We got another little peek into some of how Bruce Arians motivates and handles his players, thanks to Larry Fitzgerald when Fitzgerald was asked if he had yet felt the wrath of Arians on the practice field.
(Side note: The wrath of Arians on the field is very real, complete with many expletives. He will let a player have it if there is a mistake, and I have heard him get on Fitz as well as the guys much lower on the roster. That said, it seems like he can turn it off as soon as the practice is over. It doesn’t linger. He makes his point, loudly, and then moves on.
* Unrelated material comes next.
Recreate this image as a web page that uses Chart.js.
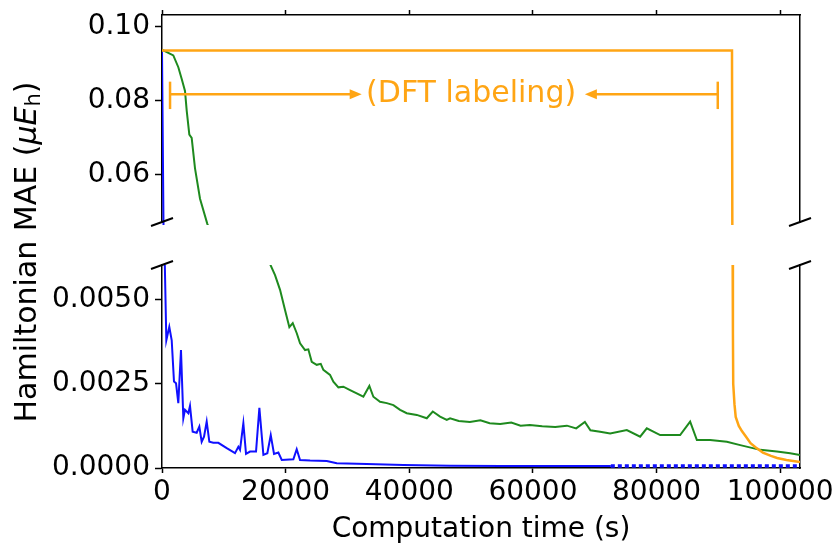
<!DOCTYPE html>
<html><head><meta charset="utf-8">
<script src="https://cdn.jsdelivr.net/npm/chart.js@4"></script>
<style>
html,body{margin:0;padding:0;background:#fff;}
#wrap{position:relative;width:838px;height:550px;background:#fff;}
canvas{position:absolute;left:0;top:0;}
</style></head><body>
<div id="wrap">
<canvas id="cBottom" width="838" height="550"></canvas>
<canvas id="cTop" width="838" height="235"></canvas>
</div>
<script>
// ---------- data (computation time in s, Hamiltonian MAE) ----------
const blueTime = [0, 450, 700, 1180, 1570, 1940, 2270, 2640, 3070, 3450, 3720, 4260, 4530, 4960, 5610, 6040, 6420, 6800, 7230, 7660, 8300, 9110, 10470, 11810, 12350, 12620, 13160, 13590, 14240, 15210, 15750, 16400, 17040, 17590, 18120, 18820, 19370, 21250, 21790, 22330, 23950, 26650, 28270, 33120, 39050, 46600, 55000, 65000, 72600];
const blueMAE  = [0.0936, 0.0061, 0.0038, 0.0042, 0.0038, 0.00257, 0.00252, 0.00193, 0.00351, 0.00148, 0.00173, 0.00163, 0.00185, 0.00108, 0.00105, 0.00123, 0.00078, 0.00093, 0.00138, 0.00078, 0.00075, 0.00075, 0.00059, 0.00044, 0.00063, 0.00054, 0.00133, 0.00042, 0.00049, 0.00049, 0.00179, 0.00039, 0.00044, 0.00098, 0.00042, 0.00046, 0.00024, 0.00026, 0.00056, 0.00024, 0.00022, 0.00021, 0.00014, 0.00012, 0.00009, 0.00007, 0.00006, 0.00006, 0.00006];
const blueDotTime = [72600, 103200];
const blueDotMAE  = [0.00006, 0.00006];

const greenTime = [0, 210, 1830, 2640, 3190, 3720, 4000, 4420, 4800, 5340, 6150, 7330, 17475, 18285, 19095, 19900, 20600, 21150, 21800, 22330, 23140, 23670, 24220, 25030, 25680, 26100, 27180, 27720, 28530, 29340, 30420, 31500, 32570, 33540, 34190, 35270, 36360, 37430, 38510, 39590, 41210, 42830, 43800, 44980, 46060, 46600, 48000, 49800, 51500, 53000, 54700, 56500, 58000, 59500, 61500, 63600, 65500, 67000, 68400, 69300, 70870, 72490, 75190, 77340, 78420, 80580, 83810, 85430, 86520, 88660, 91370, 93530, 96760, 99460, 101610, 103200];
const greenMAE  = [0.0936, 0.09364, 0.0923, 0.0891, 0.0859, 0.0827, 0.0773, 0.0709, 0.0700, 0.0618, 0.0536, 0.0468, 0.00607, 0.00574, 0.00530, 0.00470, 0.00419, 0.00431, 0.00401, 0.00371, 0.00351, 0.00353, 0.00316, 0.00307, 0.00310, 0.00292, 0.00277, 0.00257, 0.00240, 0.00242, 0.00232, 0.00222, 0.00212, 0.00244, 0.00212, 0.00197, 0.00193, 0.00187, 0.00173, 0.00163, 0.00158, 0.00148, 0.00168, 0.00153, 0.00143, 0.00148, 0.00140, 0.00137, 0.00142, 0.00133, 0.00131, 0.00135, 0.00126, 0.00128, 0.00124, 0.00122, 0.00126, 0.00118, 0.00137, 0.00112, 0.00108, 0.00103, 0.00113, 0.00093, 0.00118, 0.00098, 0.00098, 0.00138, 0.00083, 0.00083, 0.00078, 0.00068, 0.00054, 0.00049, 0.00044, 0.00039];

const orangeTime = [0, 92200, 92300, 92350, 92400, 92600, 92800, 93300, 93800, 94500, 95200, 96000, 97200, 98500, 99500, 101000, 103200];
const orangeMAE  = [0.0936, 0.0936, 0.0065, 0.0040, 0.0025, 0.0019, 0.00152, 0.00125, 0.00110, 0.00092, 0.00074, 0.00062, 0.00046, 0.00036, 0.00030, 0.00024, 0.00018];

const xTickValues = [0, 20000, 40000, 60000, 80000, 100000];
const xMax = 103200;
const topRange = [0.0473, 0.1032];
const topTickValues = [0.06, 0.08, 0.10];
const bottomRange = [0, 0.00604];
const bottomTickValues = [0, 0.0025, 0.005];

// DFT labeling annotation (data coordinates)
const dftLabel = "(DFT labeling)";
const dftBarTimes = [1300, 89900];
const dftArrowTips = [32300, 68400];
const dftLabelTime = 50000;
const dftArrowMAE = 0.0818;
const dftBarMAE = [0.0852, 0.0778];

const xTitle = "Computation time (s)";

// ---------- helpers ----------
const zip = (xs, ys) => xs.map((x, i) => ({x, y: ys[i]}));
const FONT = "DejaVu Sans";
const BLUE = "#1010ff", GREEN = "#1e8a1e", ORANGE = "#ffa514";

function makeDatasets() {
  return [
    {data: zip(orangeTime, orangeMAE), borderColor: ORANGE, borderWidth: 2.5, order: 1},
    {data: zip(greenTime, greenMAE), borderColor: GREEN, borderWidth: 2, order: 2},
    {data: zip(blueTime, blueMAE), borderColor: BLUE, borderWidth: 2, order: 3},
    {data: zip(blueDotTime, blueDotMAE), borderColor: BLUE, borderWidth: 3.5, borderDash: [4, 3], order: 4}
  ].map(d => Object.assign(d, {pointRadius: 0, tension: 0, fill: false,
        clip: {left: 0, right: 0, top: 0, bottom: 3}, showLine: true}));
}

const setTicks = vals => s => { s.ticks = vals.map(v => ({value: v})); };
const noPad = (w, h) => s => {
  if (w !== undefined) s.width = w;
  if (h !== undefined) s.height = h;
  s.paddingLeft = 0; s.paddingRight = 0; s.paddingTop = 0; s.paddingBottom = 0;
};

const breakMarks = (where) => ({
  id: 'breaks',
  afterDraw(chart) {
    const {ctx, chartArea: a} = chart;
    const y = where === 'bottom' ? a.bottom : a.top;
    ctx.save();
    ctx.strokeStyle = '#000';
    ctx.lineWidth = 2;
    [a.left, a.right].forEach(x => {
      ctx.beginPath();
      ctx.moveTo(x - 11, y + 4);
      ctx.lineTo(x + 11, y - 4);
      ctx.stroke();
    });
    ctx.restore();
  }
});

const axisBorder = {display: true, color: '#000', width: 1.5};

// ---------- top panel ----------
const dftPlugin = {
  id: 'dft',
  afterDatasetsDraw(chart) {
    const {ctx} = chart;
    const xs = chart.scales.x, ys = chart.scales.y;
    const px = v => xs.getPixelForValue(v);
    const py = v => ys.getPixelForValue(v);
    const yA = py(dftArrowMAE);
    ctx.save();
    ctx.strokeStyle = ORANGE;
    ctx.fillStyle = ORANGE;
    ctx.lineWidth = 2.5;
    dftBarTimes.forEach(t => {
      ctx.beginPath();
      ctx.moveTo(px(t), py(dftBarMAE[0]));
      ctx.lineTo(px(t), py(dftBarMAE[1]));
      ctx.stroke();
    });
    [[dftBarTimes[0], dftArrowTips[0]], [dftBarTimes[1], dftArrowTips[1]]].forEach(([from, tip]) => {
      const x0 = px(from), x1 = px(tip);
      const dir = Math.sign(x1 - x0);
      ctx.beginPath();
      ctx.moveTo(x0, yA);
      ctx.lineTo(x1 - dir * 8, yA);
      ctx.stroke();
      ctx.beginPath();
      ctx.moveTo(x1, yA);
      ctx.lineTo(x1 - dir * 12, yA - 5);
      ctx.lineTo(x1 - dir * 12, yA + 5);
      ctx.closePath();
      ctx.fill();
    });
    ctx.font = `30px "${FONT}"`;
    ctx.textAlign = 'center';
    ctx.textBaseline = 'middle';
    ctx.fillText(dftLabel, px(dftLabelTime), yA);
    ctx.restore();
  }
};

new Chart(document.getElementById('cTop'), {
  type: 'line',
  data: {datasets: makeDatasets()},
  options: {
    responsive: false, devicePixelRatio: 1, animation: false,
    layout: {padding: {left: 0, right: 38, top: 0, bottom: 13}},
    plugins: {legend: {display: false}, tooltip: {enabled: false}},
    scales: {
      x: {
        type: 'linear', position: 'top', min: 0, max: xMax,
        afterBuildTicks: setTicks(xTickValues),
        ticks: {display: false},
        grid: {drawOnChartArea: false, tickLength: 5, tickColor: '#000', tickWidth: 1.5},
        border: axisBorder,
        afterFit: noPad(undefined, 15)
      },
      y: {
        type: 'linear', position: 'left', min: topRange[0], max: topRange[1],
        afterBuildTicks: setTicks(topTickValues),
        ticks: {color: '#000', padding: 5, font: {family: FONT, size: 28}, callback: v => v.toFixed(2)},
        grid: {drawOnChartArea: false, tickLength: 7, tickColor: '#000', tickWidth: 1.5},
        border: axisBorder,
        afterFit: noPad(162)
      },
      y2: {
        type: 'linear', position: 'right', display: true, min: topRange[0], max: topRange[1],
        ticks: {display: false},
        grid: {drawOnChartArea: false, drawTicks: false},
        border: axisBorder,
        afterFit: noPad(0)
      }
    }
  },
  plugins: [dftPlugin, breakMarks('bottom')]
});

// ---------- bottom panel ----------
const yTitlePlugin = {
  id: 'ytitle',
  afterDraw(chart) {
    const {ctx} = chart;
    const parts = [
      {t: 'Hamiltonian MAE (', f: `30px "${FONT}"`, dy: 0},
      {t: '\u03BCE', f: `italic 30px "${FONT}"`, dy: 0},
      {t: 'h', f: `21px "${FONT}"`, dy: 7},
      {t: ')', f: `30px "${FONT}"`, dy: 0}
    ];
    ctx.save();
    let total = 0;
    parts.forEach(p => { ctx.font = p.f; p.w = ctx.measureText(p.t).width; total += p.w; });
    ctx.translate(28, 252);
    ctx.rotate(-Math.PI / 2);
    ctx.fillStyle = '#000';
    ctx.textBaseline = 'middle';
    ctx.textAlign = 'left';
    let x = -total / 2;
    parts.forEach(p => { ctx.font = p.f; ctx.fillText(p.t, x, p.dy); x += p.w; });
    ctx.restore();
  }
};

new Chart(document.getElementById('cBottom'), {
  type: 'line',
  data: {datasets: makeDatasets()},
  options: {
    responsive: false, devicePixelRatio: 1, animation: false,
    layout: {padding: {left: 0, right: 38, top: 265, bottom: 0}},
    plugins: {legend: {display: false}, tooltip: {enabled: false}},
    scales: {
      x: {
        type: 'linear', position: 'bottom', min: 0, max: xMax,
        afterBuildTicks: setTicks(xTickValues),
        ticks: {color: '#000', padding: 3, maxRotation: 0, autoSkip: false,
                font: {family: FONT, size: 28}, callback: v => String(v)},
        grid: {drawOnChartArea: false, tickLength: 5, tickColor: '#000', tickWidth: 1.5},
        border: axisBorder,
        title: {display: true, text: xTitle, color: '#000', font: {family: FONT, size: 28},
                padding: {top: 0, bottom: 3}},
        afterFit: noPad(undefined, 82)
      },
      y: {
        type: 'linear', position: 'left', min: bottomRange[0], max: bottomRange[1],
        afterBuildTicks: setTicks(bottomTickValues),
        ticks: {color: '#000', padding: 5, font: {family: FONT, size: 28}, callback: v => v.toFixed(4)},
        grid: {drawOnChartArea: false, tickLength: 7, tickColor: '#000', tickWidth: 1.5},
        border: axisBorder,
        afterFit: noPad(162)
      },
      y2: {
        type: 'linear', position: 'right', display: true, min: bottomRange[0], max: bottomRange[1],
        ticks: {display: false},
        grid: {drawOnChartArea: false, drawTicks: false},
        border: axisBorder,
        afterFit: noPad(0)
      }
    }
  },
  plugins: [yTitlePlugin, breakMarks('top')]
});
</script>
</body></html>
I think the players can live with that.)
Fitzgerald smiled when he said “of course” he’s heard it from Arians. “The thing I love about him is he doesn’t treat everyone the same but he treats everybody fairly,” Fitzgerald said. “When I make my mistakes he lets me have it.”
Then Fitzgerald talked about a board the Cardinals have in their meeting room. “Every day, you make a mistake in practice or a loaf or whatever your issue is, it’s in front of the group,” Fitzgerald said. “He holds guys accountable. It doesn’t matter if you are a vet or an (undrafted) free agent, everybody has to answer to him.”
Arians calls it the “Accountability Sheet.” Every mental error a player commits is listed. And he emphasized, “it’s not (accountable) to me, it’s to the guy sitting next to you in the room.”
“If you are up there too much, we’ve got a problem,” Arians said. “You have a learning problem that we as coaches have to fix, or you have a study problem and you need to study. If that is happening, I’ll allow the players to take care of it. If it’s a wide receiver, it’s ‘Fitz, get this guy right.’ Or ‘Darnell, get this young guy right.’ It’s usually not a veteran guy (making mistakes).”
Every day is an evaluation, Arians said. And you don’t want to mess up mentally.
“I put as much on mental mistakes,” Arians said, “as I do on physical mistakes.”